Tapi belakangan ini, makna itu seperti mulai memudar. Ketika saya membaca tulisan Pak Sultani di Kompasiana, saya merasa tersentil sekaligus tercerahkan. Beliau menyoroti bagaimana kurban perlahan-lahan berubah wajah. Dari ibadah yang seharusnya jadi ruang sunyi antara hamba dan Tuhannya, kini sering kali jadi bahan konten. Sapi jumbo, dokumentasi lengkap, hingga selebrasi sosial media.
Saya sepakat, tapi saya juga ingin menekankan: ini bukan semata kesalahan individu. Kita hidup di tengah budaya yang suka membandingkan, algoritma yang mendorong kita untuk tampil, dan lingkungan yang sering kali menilai dari tampilan luar. Di sinilah kita perlu bertanya: masihkah kita berkurban karena Allah, atau karena ingin terlihat berkurban?
1. Ketika Kurban Tak Lagi Sekadar Ibadah, Tapi Juga Ajang Tampil dan Pamer Status
"Bukan darah dan daging kurban itu yang sampai kepada Allah, melainkan ketakwaan kamu." (QS. Al-Hajj: 37)
Di balik semarak perayaan Iduladha, terselip kegelisahan sosial yang kian nyata: kurban tak lagi murni sebagai bentuk ketakwaan, tapi menjelma menjadi simbol kelas dan pencitraan. Di tengah masyarakat urban, sering kali kita mendengar pertanyaan seperti: "Sapi jenis apa yang dikurbanin?", "Berapa bobotnya?", "Dari vendor mana belinya?"—semuanya mengarah pada pengakuan sosial, bukan lagi niat spiritual.

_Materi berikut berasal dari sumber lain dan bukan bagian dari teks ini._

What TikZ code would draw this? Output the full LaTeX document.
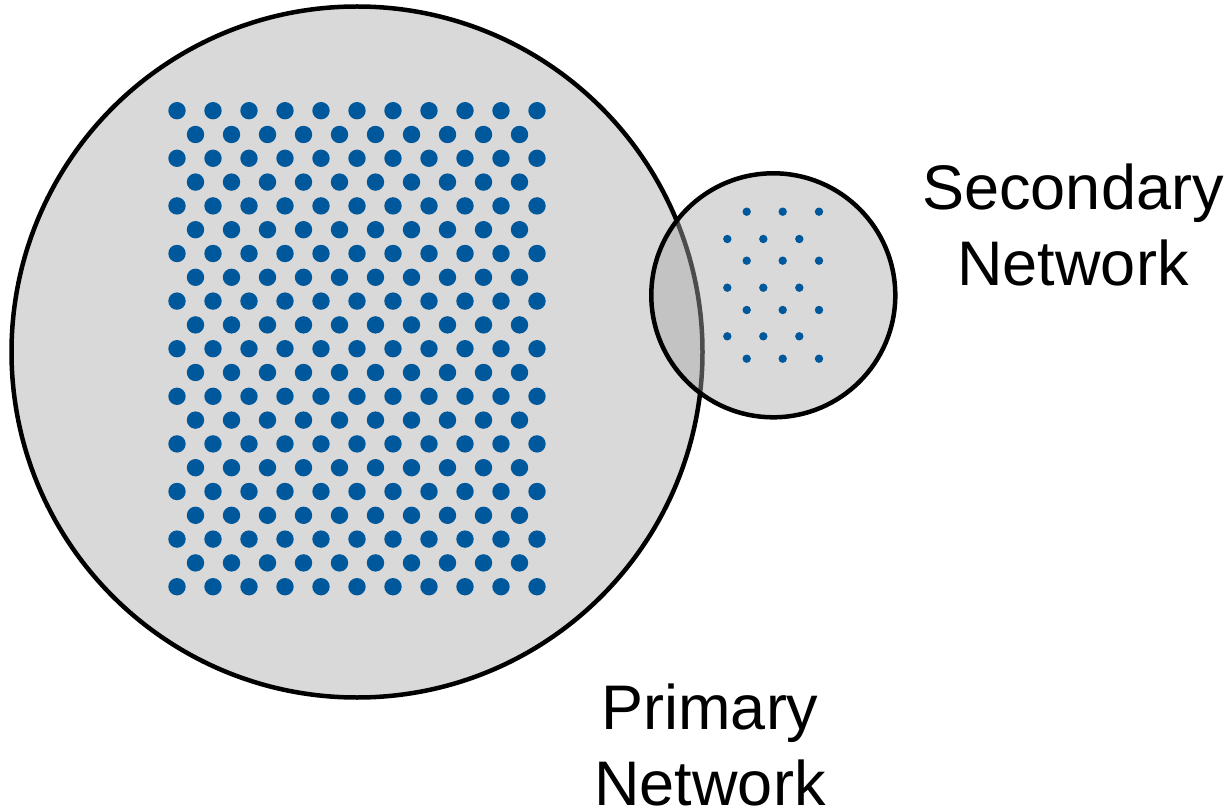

Di era konten dan validasi digital, ibadah kurban perlahan digeser oleh narasi visual: dokumentasi pemotongan hewan, video prosesi, hingga ucapan digital dengan latar sapi limousin. Semua itu berujung pada satu hal: kurban menjadi panggung untuk menunjukkan siapa yang “lebih mampu”.
Padahal, semestinya kurban adalah tentang pengorbanan batin, bukan performa sosial. Kita seolah lupa bahwa yang dinilai adalah ketulusan hati, bukan ukuran hewan atau kualitas dokumentasi.